My last demonstration of wonderful tomato soup is a sort of brunch version, suitable for my late waking today.


This soup was from the same batch as the previous; I just strained it this time. I decided I don't really like chunkiness in it after all. If you have a blender, it would be much faster just to blend it of course. I accompanied the soup with just some thick-sliced toast and a sunny-side up egg (after failing miserably, as usual, in poaching one) and a little pile of chewy black beans. Delicious.

I had been scared away from making tomato soup before because most of the recipes I was seeing online made it seem like such a production! Roast this, caramelize that, add precisely this amount of these spices, simmer at exactly such a heat for exactly such a time and then at cream and ONLY cream anything else will RUIN it OH GOD it's not like you're trying to emulate a cheap grocery store soup whose ingredients are high fructose corn syrup and "Flavoring" or anything!
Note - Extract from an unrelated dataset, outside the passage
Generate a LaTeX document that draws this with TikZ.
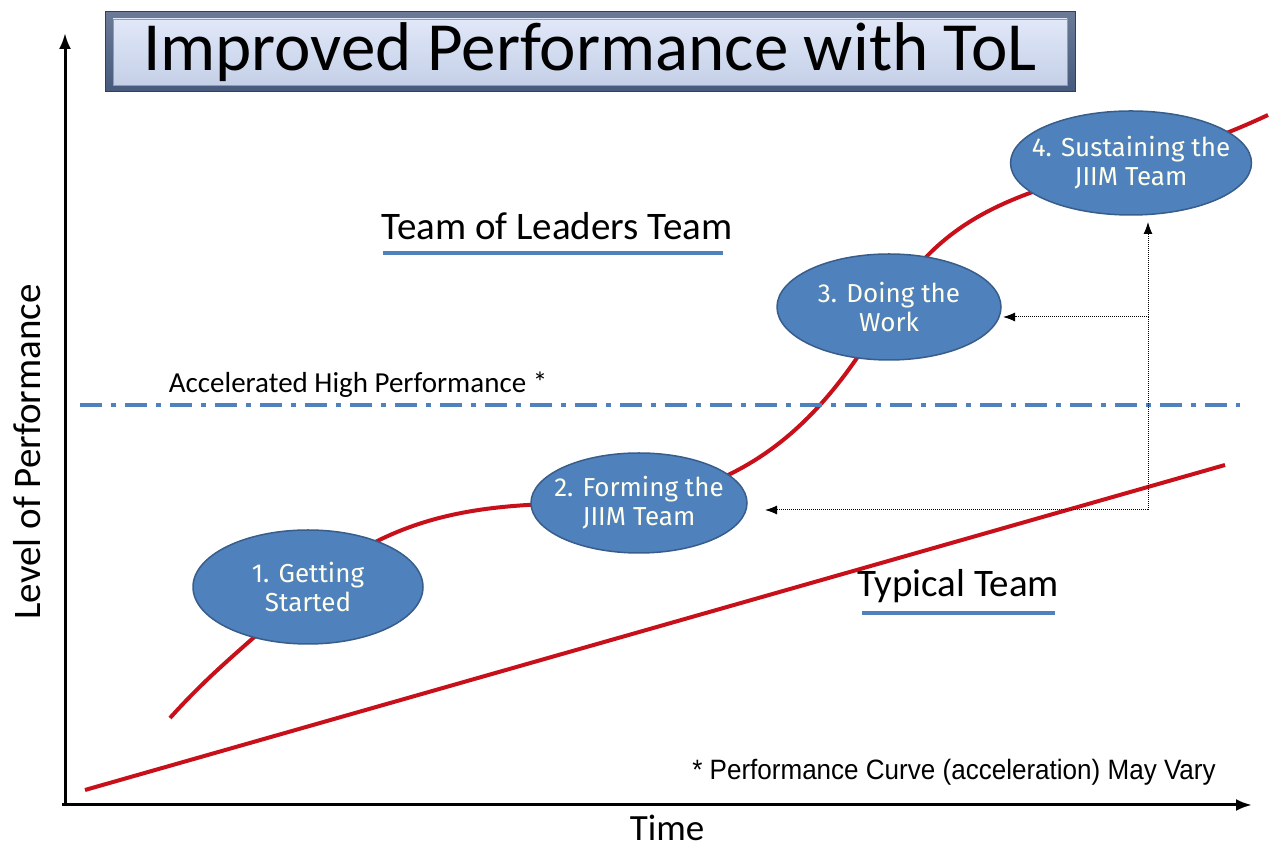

So I decided not to follow a recipe and just wing it. Guess what? It's great. Better than Campbell's (and probably better for you) but with the same general flavor and texture.

Tomato Soup

1 28 oz. can of crushed tomatoes (you could use other things here too depending on the texture you like)
1/2 a medium yellow onion
1 small carrot
2 big cloves of garlic
1/4 C milk
not quite 1 T flour
1 T butter or olive oil
seasonings to taste-- a couple pinches of sugar, cracked pepper, parsley, maybe a pinch of red pepper flakes

Now here are the super complicated instructions: put your butter or olive oil into a regular sized saucepan on medium/medium high. Dice the half-an-onion pretty finely and toss that in. Either dice or grate the carrot and toss that in too. Stir everything around to make sure they're not sticking, then chop up your garlic and crack your pepper and add them to the pot. 

Once the onions are just beginning to golden all over, add the whole can of tomato, a generous half-handful of parsley, a pinch of red pepper flakes (this will give it some heat without being "spicy", but of course feel free to omit) and whatever else you like for flavoring. Fill the tomato can about half way with water and pour it into the pot as well. Stir to make sure everything's more or less combined and bring it to a simmer. Once it simmers, reduce heat to medium low, cover, and leave it alone.

In about 45 minutes or so (or whenever you feel like dealing with it again, so long as you check occasionally to make sure too much moisture isn't evaporating and add water if you have to), add the flour to your milk and mix them well. Pour this blend into the soup and stir that too. As long as the soup's still simmering, the flour with thicken it slightly and give you that velvety mouth feel without having to use cream. Taste the soup at this point and decide whether you'd like to add a little sugar to cut any of the acidic tomatoey bite-- as I mentioned above, it tastes fine to me without the sugar, but with just a pinch that sharp aftertaste is cut without actually making the soup taste sweet. Feel free to add more milk or any other spices you feel necessary at this time as well.

Once the taste is how you like it, if you want it smooth you can go about that right now. Either blend it (in the cup kind of blender or with an immersion blender) or strain it through a wire mesh sieve, making sure really smush up the pulpy bits of tomato left behind for all their juices. Once strained (or not), ladle into bowls and enjoy! This much serves about 3 if eaten with sandwiches or other things on the side.